- Born: Arquimedes Adalberto Reyes Torres January 26, 1981 (age 45) San Alejo, La Unión, El Salvador
- Genres: Pop, Latin, opera
- Occupation: Professional Singer
- Instruments: Vocals, Guitar.

= Arquímedes Reyes =

Salvadoran singer (born 1981)

Arquímedes Reyes (born January 26, 1981) is a Salvadoran singer who is participating as a contestant in the 2nd season of Latin American Idol. He finished fourth in the contest behind Carlos Peña from Guatemala, Ricardo Caballero Tostado from Mexico, and Rosangela Abreu Crespo from Puerto Rico.

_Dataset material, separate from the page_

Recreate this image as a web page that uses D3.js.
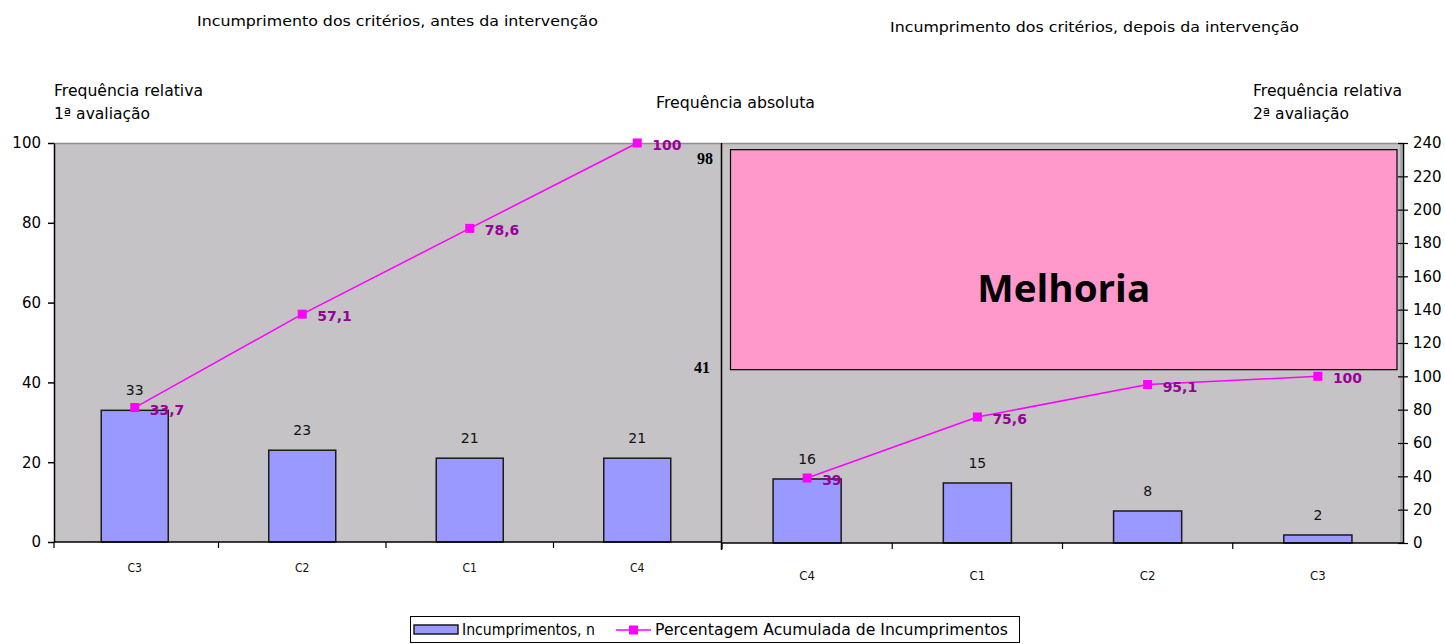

He is the youngest of 10 brothers and sisters, and the only one to pursue a singing career. Music arrived into his life by means of his grandfather and his uncle, who were musicians, and his mother who used to sing with them. The three formed a band when his mother was still young and single. Once his mother got married, she dedicated herself to her family, giving up music entirely. Every time his mother sang and played the guitar at home, she was touched so deeply to the point of crying. This is how Arquimedes' passion for music was born. Music remained in the family as Arquimedes inherited his mother's talent. However, he was more interested in the realm of Opera for what he has had extensive vocal training. Hence, the acuteness of his voice and his classical lyrical timber matches his scrawny appearance. Like some of the greatest voices in the world, the sound of his voice is almost transgenderous and can appeal to both men and women alike.

He made the transition into Pop music after discovering that Opera would not sell records and would not give him the lifestyle he was accustomed to in his middle class upbringing. After making it to the finals in the Festival Juvenil de la Cancion in El Salvador, he was invited to participate in the show “FAMA contra FAMA”” of the Chilean National Television, in Santiago, Chile along with other 17 competitors from other countries.
As a result, he resided in Chile for 6 months and gained fame outside the Salvadoran borders.

In addition, He studied International Relations at UES, University of El Salvador, but he had to make a choice between his singing career and his studies. He chose singing, postponing his studies for a later time.

He stated at ROJO that being an international singer was always his childhood dream and now it has come true.